Copy out the listing in full, exactly as written, but not its pictures.
########
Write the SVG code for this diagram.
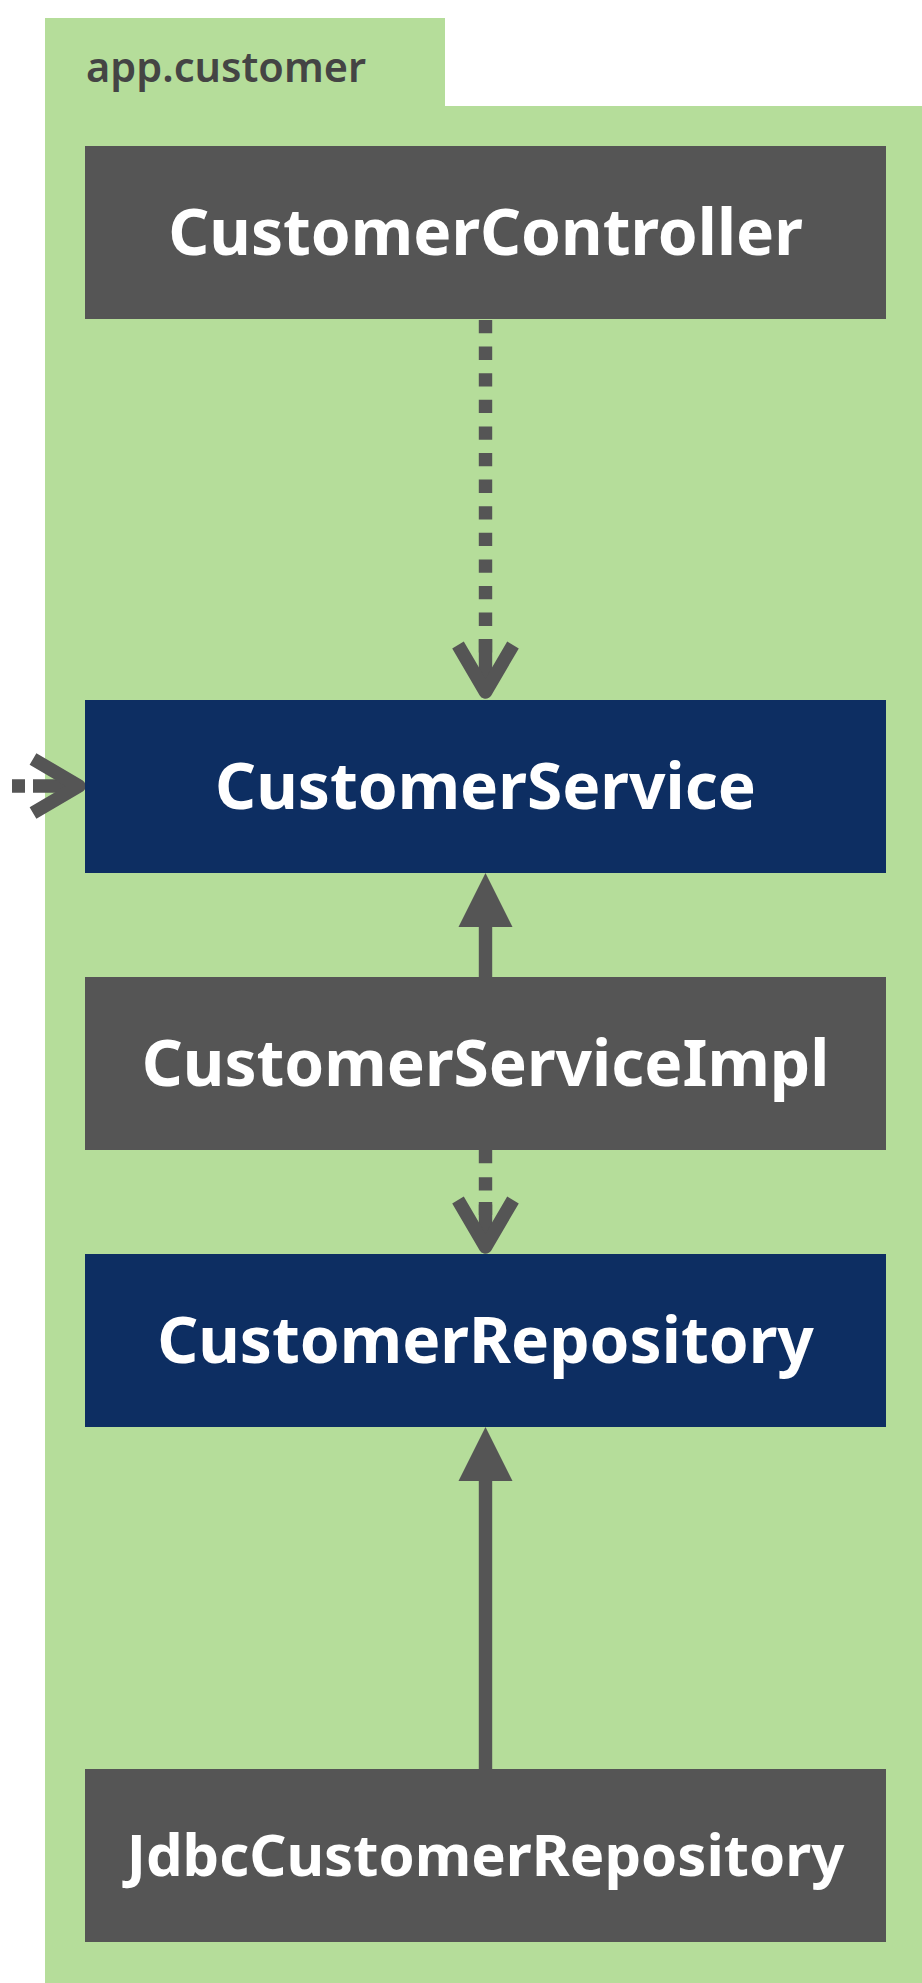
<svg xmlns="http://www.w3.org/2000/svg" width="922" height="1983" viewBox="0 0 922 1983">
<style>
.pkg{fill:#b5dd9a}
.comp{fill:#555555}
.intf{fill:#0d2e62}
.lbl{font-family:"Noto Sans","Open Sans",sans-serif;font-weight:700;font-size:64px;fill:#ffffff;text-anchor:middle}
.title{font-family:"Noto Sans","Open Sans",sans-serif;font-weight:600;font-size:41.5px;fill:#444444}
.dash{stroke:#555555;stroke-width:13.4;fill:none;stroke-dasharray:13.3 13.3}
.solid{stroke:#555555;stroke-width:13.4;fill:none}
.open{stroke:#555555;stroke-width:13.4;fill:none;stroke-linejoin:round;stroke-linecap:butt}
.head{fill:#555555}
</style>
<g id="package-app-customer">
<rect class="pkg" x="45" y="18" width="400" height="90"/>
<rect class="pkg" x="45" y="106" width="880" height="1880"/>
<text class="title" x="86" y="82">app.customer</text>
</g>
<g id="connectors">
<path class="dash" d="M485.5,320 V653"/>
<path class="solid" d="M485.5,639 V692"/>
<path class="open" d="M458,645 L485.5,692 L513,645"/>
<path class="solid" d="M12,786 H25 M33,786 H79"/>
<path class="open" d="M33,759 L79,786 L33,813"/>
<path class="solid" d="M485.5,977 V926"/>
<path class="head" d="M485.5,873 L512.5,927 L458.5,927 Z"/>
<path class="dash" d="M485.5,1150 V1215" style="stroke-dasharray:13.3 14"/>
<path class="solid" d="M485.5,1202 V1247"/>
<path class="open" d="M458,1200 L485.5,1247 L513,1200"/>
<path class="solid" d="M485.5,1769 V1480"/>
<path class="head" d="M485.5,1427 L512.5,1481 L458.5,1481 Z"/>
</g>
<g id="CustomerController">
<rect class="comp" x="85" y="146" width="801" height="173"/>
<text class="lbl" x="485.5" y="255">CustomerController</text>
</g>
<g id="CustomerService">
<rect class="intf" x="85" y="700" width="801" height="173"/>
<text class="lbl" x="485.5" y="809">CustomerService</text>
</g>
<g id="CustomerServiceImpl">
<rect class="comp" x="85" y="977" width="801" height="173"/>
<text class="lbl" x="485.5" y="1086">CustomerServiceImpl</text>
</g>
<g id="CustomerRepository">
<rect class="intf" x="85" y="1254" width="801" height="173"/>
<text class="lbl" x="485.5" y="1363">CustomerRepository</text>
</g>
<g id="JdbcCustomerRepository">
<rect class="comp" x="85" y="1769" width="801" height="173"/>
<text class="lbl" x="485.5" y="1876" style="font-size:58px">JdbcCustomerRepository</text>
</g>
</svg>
########
* **FULL ANSWER**
Write the SVG code for this diagram.
<svg xmlns="http://www.w3.org/2000/svg" width="922" height="1983" viewBox="0 0 922 1983">
<style>
.pkg{fill:#b5dd9a}
.comp{fill:#555555}
.intf{fill:#0d2e62}
.lbl{font-family:"Noto Sans","Open Sans",sans-serif;font-weight:700;font-size:64px;fill:#ffffff;text-anchor:middle}
.title{font-family:"Noto Sans","Open Sans",sans-serif;font-weight:600;font-size:41.5px;fill:#444444}
.dash{stroke:#555555;stroke-width:13.4;fill:none;stroke-dasharray:13.3 13.3}
.solid{stroke:#555555;stroke-width:13.4;fill:none}
.open{stroke:#555555;stroke-width:13.4;fill:none;stroke-linejoin:round;stroke-linecap:butt}
.head{fill:#555555}
</style>
<g id="package-app-customer">
<rect class="pkg" x="45" y="18" width="400" height="90"/>
<rect class="pkg" x="45" y="106" width="880" height="1880"/>
<text class="title" x="86" y="82">app.customer</text>
</g>
<g id="connectors">
<path class="dash" d="M485.5,320 V653"/>
<path class="solid" d="M485.5,639 V692"/>
<path class="open" d="M458,645 L485.5,692 L513,645"/>
<path class="solid" d="M12,786 H25 M33,786 H79"/>
<path class="open" d="M33,759 L79,786 L33,813"/>
<path class="solid" d="M485.5,977 V926"/>
<path class="head" d="M485.5,873 L512.5,927 L458.5,927 Z"/>
<path class="dash" d="M485.5,1150 V1215" style="stroke-dasharray:13.3 14"/>
<path class="solid" d="M485.5,1202 V1247"/>
<path class="open" d="M458,1200 L485.5,1247 L513,1200"/>
<path class="solid" d="M485.5,1769 V1480"/>
<path class="head" d="M485.5,1427 L512.5,1481 L458.5,1481 Z"/>
</g>
<g id="CustomerController">
<rect class="comp" x="85" y="146" width="801" height="173"/>
<text class="lbl" x="485.5" y="255">CustomerController</text>
</g>
<g id="CustomerService">
<rect class="intf" x="85" y="700" width="801" height="173"/>
<text class="lbl" x="485.5" y="809">CustomerService</text>
</g>
<g id="CustomerServiceImpl">
<rect class="comp" x="85" y="977" width="801" height="173"/>
<text class="lbl" x="485.5" y="1086">CustomerServiceImpl</text>
</g>
<g id="CustomerRepository">
<rect class="intf" x="85" y="1254" width="801" height="173"/>
<text class="lbl" x="485.5" y="1363">CustomerRepository</text>
</g>
<g id="JdbcCustomerRepository">
<rect class="comp" x="85" y="1769" width="801" height="173"/>
<text class="lbl" x="485.5" y="1876" style="font-size:58px">JdbcCustomerRepository</text>
</g>
</svg>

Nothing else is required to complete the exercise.